++++ PROVIDED MATERIAL

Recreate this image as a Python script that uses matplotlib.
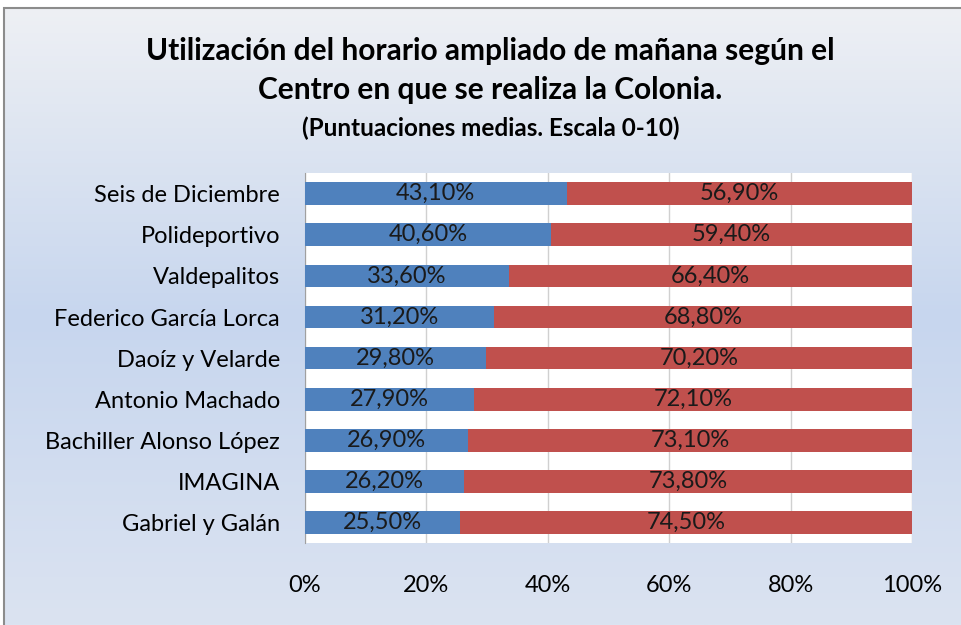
import numpy as np
import matplotlib.pyplot as plt
from matplotlib.patches import Rectangle
from matplotlib.colors import LinearSegmentedColormap

centros = ["Seis de Diciembre", "Polideportivo", "Valdepalitos", "Federico García Lorca",
           "Daoíz y Velarde", "Antonio Machado", "Bachiller Alonso López", "IMAGINA",
           "Gabriel y Galán"]
si = [43.1, 40.6, 33.6, 31.2, 29.8, 27.9, 26.9, 26.2, 25.5]
no = [56.9, 59.4, 66.4, 68.8, 70.2, 72.1, 73.1, 73.8, 74.5]
xticks = [0, 20, 40, 60, 80, 100]

plt.rcParams['font.family'] = ['Lato', 'DejaVu Sans']

fig = plt.figure(figsize=(9.62, 6.25), dpi=100)

# degradado de fondo
bg = fig.add_axes([0.004, 0, 0.996, 0.987], zorder=-10)
cmap = LinearSegmentedColormap.from_list("fondo", ["#eef0f4", "#c7d6ee", "#dbe3f1"])
grad = np.linspace(0, 1, 256).reshape(-1, 1)
bg.imshow(grad, aspect="auto", cmap=cmap, extent=[0, 1, 0, 1])
bg.set_axis_off()
fig.patches.append(Rectangle((0.004, -0.01), 1.0, 0.997, transform=fig.transFigure,
                             fill=False, edgecolor="#8c8c8c", linewidth=1.5, zorder=5))

ax = fig.add_axes([0.317, 0.131, 0.631, 0.592])
ax.set_facecolor("white")
y = np.arange(len(centros))
ax.barh(y, si, height=0.55, color="#4f81bd", zorder=3)
ax.barh(y, no, left=si, height=0.55, color="#c0504d", zorder=3)

for i in range(len(centros)):
    ax.text(si[i] / 2, y[i], ("%.2f%%" % si[i]).replace(".", ","), ha="center",
            va="center", fontsize=17, color="#1a1a1a", zorder=4)
    ax.text(si[i] + no[i] / 2, y[i], ("%.2f%%" % no[i]).replace(".", ","), ha="center",
            va="center", fontsize=17, color="#1a1a1a", zorder=4)

ax.set_xlim(0, 100)
ax.set_ylim(len(centros) - 0.5, -0.5)
ax.set_xticks(xticks)
ax.set_xticklabels(["%d%%" % t for t in xticks], fontsize=17)
ax.set_yticks(y)
ax.set_yticklabels(centros, fontsize=17)
ax.tick_params(axis="x", length=0, pad=23)
ax.tick_params(axis="y", length=0, pad=18)
ax.grid(axis="x", color="#d0d0d0", linewidth=1, zorder=0)
for s in ["top", "right", "bottom"]:
    ax.spines[s].set_visible(False)
ax.spines["left"].set_color("#a0a0a0")

fig.text(0.51, 0.918, "Utilización del horario ampliado de mañana según el", ha="center",
         va="center", fontsize=21.5, fontweight="bold")
fig.text(0.51, 0.856, "Centro en que se realiza la Colonia.", ha="center",
         va="center", fontsize=21.5, fontweight="bold")
fig.text(0.51, 0.795, "(Puntuaciones medias. Escala 0-10)", ha="center",
         va="center", fontsize=17.5, fontweight="bold")

fig.savefig("out.png", dpi=100)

++++++++

> [GIVEN REQUEST] The data above should be repeated exactly, minus any pictures.

> [OUTPUT BELOW]
Recreate this image as a Python script that uses matplotlib.
import numpy as np
import matplotlib.pyplot as plt
from matplotlib.patches import Rectangle
from matplotlib.colors import LinearSegmentedColormap

centros = ["Seis de Diciembre", "Polideportivo", "Valdepalitos", "Federico García Lorca",
           "Daoíz y Velarde", "Antonio Machado", "Bachiller Alonso López", "IMAGINA",
           "Gabriel y Galán"]
si = [43.1, 40.6, 33.6, 31.2, 29.8, 27.9, 26.9, 26.2, 25.5]
no = [56.9, 59.4, 66.4, 68.8, 70.2, 72.1, 73.1, 73.8, 74.5]
xticks = [0, 20, 40, 60, 80, 100]

plt.rcParams['font.family'] = ['Lato', 'DejaVu Sans']

fig = plt.figure(figsize=(9.62, 6.25), dpi=100)

# degradado de fondo
bg = fig.add_axes([0.004, 0, 0.996, 0.987], zorder=-10)
cmap = LinearSegmentedColormap.from_list("fondo", ["#eef0f4", "#c7d6ee", "#dbe3f1"])
grad = np.linspace(0, 1, 256).reshape(-1, 1)
bg.imshow(grad, aspect="auto", cmap=cmap, extent=[0, 1, 0, 1])
bg.set_axis_off()
fig.patches.append(Rectangle((0.004, -0.01), 1.0, 0.997, transform=fig.transFigure,
                             fill=False, edgecolor="#8c8c8c", linewidth=1.5, zorder=5))

ax = fig.add_axes([0.317, 0.131, 0.631, 0.592])
ax.set_facecolor("white")
y = np.arange(len(centros))
ax.barh(y, si, height=0.55, color="#4f81bd", zorder=3)
ax.barh(y, no, left=si, height=0.55, color="#c0504d", zorder=3)

for i in range(len(centros)):
    ax.text(si[i] / 2, y[i], ("%.2f%%" % si[i]).replace(".", ","), ha="center",
            va="center", fontsize=17, color="#1a1a1a", zorder=4)
    ax.text(si[i] + no[i] / 2, y[i], ("%.2f%%" % no[i]).replace(".", ","), ha="center",
            va="center", fontsize=17, color="#1a1a1a", zorder=4)

ax.set_xlim(0, 100)
ax.set_ylim(len(centros) - 0.5, -0.5)
ax.set_xticks(xticks)
ax.set_xticklabels(["%d%%" % t for t in xticks], fontsize=17)
ax.set_yticks(y)
ax.set_yticklabels(centros, fontsize=17)
ax.tick_params(axis="x", length=0, pad=23)
ax.tick_params(axis="y", length=0, pad=18)
ax.grid(axis="x", color="#d0d0d0", linewidth=1, zorder=0)
for s in ["top", "right", "bottom"]:
    ax.spines[s].set_visible(False)
ax.spines["left"].set_color("#a0a0a0")

fig.text(0.51, 0.918, "Utilización del horario ampliado de mañana según el", ha="center",
         va="center", fontsize=21.5, fontweight="bold")
fig.text(0.51, 0.856, "Centro en que se realiza la Colonia.", ha="center",
         va="center", fontsize=21.5, fontweight="bold")
fig.text(0.51, 0.795, "(Puntuaciones medias. Escala 0-10)", ha="center",
         va="center", fontsize=17.5, fontweight="bold")

fig.savefig("out.png", dpi=100)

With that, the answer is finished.